Friday, September 10, 2004

Stairway vs. Freebird

I would like to attempt to debunk a popular belief in the annals of Rock Mythology. I think it is most commonly believed that Led Zeppelin’s ‘Stairway to Heaven’ is Rock and Roll's most requested song of all time, as voted on by just about every FM radio listener in the past 30 years. From High School dances to radio request broadcasts, it has just become an accepted fact that this schmaltzy eight minute long power ballad has given rise to more pubescent boners than Rebecca DeMornay.

There is a strong case supporting ‘Stairway to Heaven’ as the most requested Rock song ever. Inevitably, every teenage boy has requested this rock odyssey at least a zillion times at High School dances and Youth Club soirees for the guaranteed opportunity to rub their raging hard-on’s into the bellies of the objects of their school boy affections, for almost an entire 10 minutes undisturbed. It also promises a chance to prove to their prospective sweethearts what a great crooner they are by singing along to the entire song into the ear of the poor female trapped in their clutches.

This also lends to the fact that all females actually abhor this song as they inevitably end up mauled and serenaded by Peter Pimplepuss from Biology class who suspiciously smells like formaldehyde and stuccos the inside of his locker with his collected belly button lint. It’s no wonder they all disappear together in a gaggle into the Girls bathroom immediately afterwards when the song is over as they probably feel the incredible need to scrub themselves down with disinfectant and a steel Brillo Pad and take hits off the communal crack pipe in order to erase the whole sordid memory of this recent ordeal from their heads altogether, forever.

But regardless, the influx of horny male machismo prevails and propels ‘Stairway to Heaven’ into the coveted #1 slot in the Most Requested Rock Song and automatically into mythical status. It is my claim however, that contrary to popular belief, ‘Stairway to Heaven’ is not all the all-time Most Requested Rock Song. But instead, those lofty laurels in fact rightfully belong to Lynyrd Skynyrd’s classic Southern shit-kicker power ballad ‘Freebird’; the original drunken rebel-rousers Call-to-Arms.
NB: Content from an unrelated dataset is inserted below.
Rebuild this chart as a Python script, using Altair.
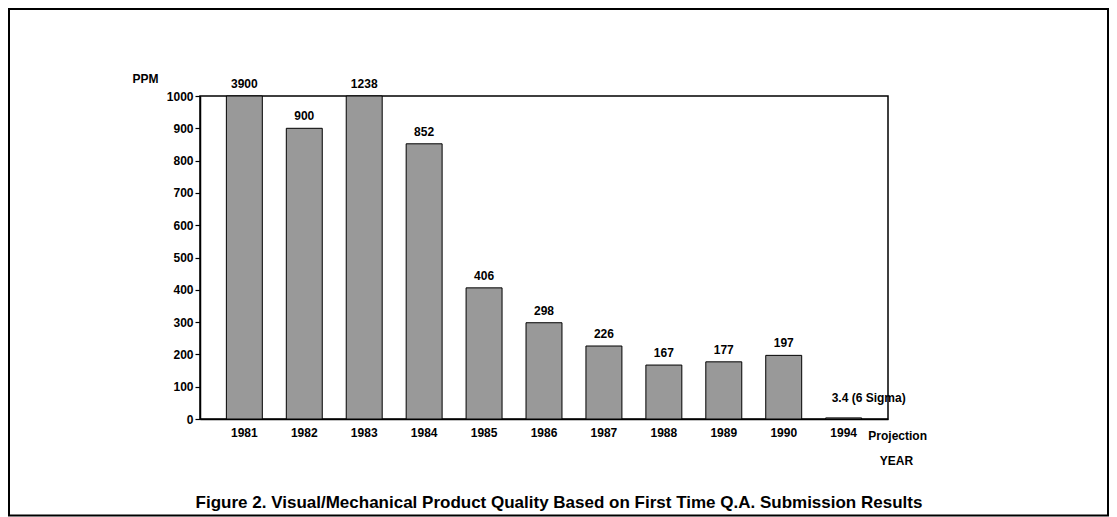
import altair as alt
import pandas as pd

# ---- data ----
years = ["1981", "1982", "1983", "1984", "1985", "1986", "1987", "1988", "1989", "1990", "1994"]
ppm = [3900, 900, 1238, 852, 406, 298, 226, 167, 177, 197, 3.4]
labels = ["3900", "900", "1238", "852", "406", "298", "226", "167", "177", "197", "3.4 (6 Sigma)"]
y_ticks = [0, 100, 200, 300, 400, 500, 600, 700, 800, 900, 1000]
projection_year = ["1994"]
projection_text = ["Projection"]
caption = ["Figure 2. Visual/Mechanical Product Quality Based on First Time Q.A. Submission Results"]

FONT = "Liberation Sans"

df = pd.DataFrame({"year": years, "ppm": ppm, "label": labels})
proj_df = pd.DataFrame({"year": projection_year, "text": projection_text})
cap_df = pd.DataFrame({"text": caption})

x_enc = alt.X(
    "year:N",
    sort=years,
    scale=alt.Scale(paddingInner=0.4, paddingOuter=0.44),
    axis=alt.Axis(
        title="YEAR",
        labelAngle=0,
        ticks=False,
        domainColor="black",
        domainWidth=1.5,
        labelFont=FONT,
        labelFontWeight="bold",
        labelFontSize=12,
        labelColor="black",
        labelPadding=8,
        titleFont=FONT,
        titleFontWeight="bold",
        titleFontSize=12,
        titleColor="black",
        titleX=696,
        titleY=41,
        titleAlign="center",
        titleBaseline="middle",
    ),
)

y_enc = alt.Y(
    "ppm:Q",
    scale=alt.Scale(domain=[0, 1000], clamp=True, nice=False),
    axis=alt.Axis(
        values=y_ticks,
        tickCount=11,
        format="d",
        labelOverlap=False,
        grid=False,
        title="PPM",
        titleAngle=0,
        titleX=-55,
        titleY=-18,
        titleAlign="center",
        titleBaseline="middle",
        titleFont=FONT,
        titleFontWeight="bold",
        titleFontSize=12,
        titleColor="black",
        labelFont=FONT,
        labelFontWeight="bold",
        labelFontSize=12,
        labelColor="black",
        labelPadding=2,
        tickSize=5,
        tickColor="black",
        tickWidth=1.2,
        domainColor="black",
        domainWidth=1.5,
    ),
)

base = alt.Chart(df)

bars = base.mark_bar(color="#999999", stroke="black", strokeWidth=1).encode(x=x_enc, y=y_enc)

value_labels = (
    base.transform_filter(alt.datum.year != "1994")
    .mark_text(font=FONT, fontWeight="bold", fontSize=12, color="black", dy=-12, baseline="middle")
    .encode(x=x_enc, y=y_enc, text="label:N")
)

sigma_label = (
    base.transform_filter(alt.datum.year == "1994")
    .mark_text(font=FONT, fontWeight="bold", fontSize=12, color="black", dy=-20, dx=25, baseline="middle")
    .encode(x=x_enc, y=y_enc, text="label:N")
)

proj_label = (
    alt.Chart(proj_df)
    .mark_text(font=FONT, fontWeight="bold", fontSize=12, color="black", dx=54, dy=17, baseline="middle")
    .encode(x=x_enc, y=alt.value(323), text="text:N")
)

caption_text = (
    alt.Chart(cap_df)
    .mark_text(font=FONT, fontWeight="bold", fontSize=17, color="black", baseline="middle", align="center")
    .encode(x=alt.value(359), y=alt.value(407), text="text:N")
)

border = (
    alt.Chart(alt.Data(values=[{}]))
    .mark_rect(fill=None, stroke="black", strokeWidth=2)
    .encode(x=alt.value(-191), x2=alt.value(908), y=alt.value(-87), y2=alt.value(419.5))
)

chart = (
    alt.layer(bars, value_labels, sigma_label, proj_label, caption_text, border)
    .properties(
        width=688,
        height=323,
        view=alt.ViewBackground(stroke="black", strokeWidth=1.5),
        autosize=alt.AutoSizeParams(type="none"),
        padding={"left": 192, "top": 88, "right": 221, "bottom": 98},
    )
    .configure_view(stroke="black", strokeWidth=1.5)
    .configure(background="white")
)

chart.save("out.html", embed_options={"renderer": "svg", "actions": False})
What it may lack in actual urgent dance and radio call-in pleas, ‘Freebird’ makes up for in obnoxious inebriated shout-outs at any genuine performance or presentation before a live audience. I am willing to wager that it is a universal law of nature that governs and guarantees that ‘Freebird’ will be hollered out, at least once, any place where more than a dozen people have conspicuously gathered. I even bet that some drunken tuxedoed knob will eventually holler out “FREEBIRD!” at a concert performance by the London Philharmonic Orchestra during their brief segue from Braham’s ‘Lullaby’ into Stravinsky’s ‘The Rite of Spring’ from the theater’s Martini Bar in the back. I further bet that even street mimes at one time or another have had boisterous observers request this token salute during their vigorous performing of ‘Feeding Peanuts to an Elephant’ in the public park. It’s just natural law. It has to be done!

If nobody else, some drunk who has spent the entire show passed out wrapped around the toilet bowl in the Men’s bathroom in a puddle of his own vomit will regain consciousness and sober up just long enough to scream out “FREEBIRD!” just as the band begins to wind down for a break before the encore. He may not even know hos own name at this point, but he has enough common sense to request the token 'Freebird'. It’s as inevitable as the moons gravitational pull affecting the Earths tides, or as certain as the traumatic aftermath of Captain Hook high-fiving Edward Scissorhands during a vigorous game of beach volleyball.

In fact, I immediately suspect that Armageddon was upon us and that I was actually playing witness to one of the Seven Signs of the Apocalypse if ever a complete concert was to successfully conclude without the mandatory token ‘Freebird’ request being shouted out from the Peanut Gallery.

It’d be the ultimate Classic Rock Request Grudge Match: “Stairway vs. Freebird”. The juvenile boner anthem takes on the original hellions swan song.

Personally, both songs give me bowel movements that feel like they have been squeezed through a pastry bag, and I would be able to die a very fulfilled individual without regret if I were never to hear either of these Redneck paean’s again. I would rather phone in a request for Kim Mitchell’s ‘Patio Lanterns’ as performed by those annoying caroling dogs; the same ones that have you driving sharpened candy canes into your eardrums each Christmas Season whenever you turn on the AM radio.


Blogger tank said...

That's great. I guess I'm too young to know all about that stuff. The only time I've heard "Stairway" at a dance was at a wedding. My cousin danced the whole song with Matthew McConaughey. Then I remember hearing "Freebird" as the class song at a high school graduation. "Freebird" is by far the better of the two.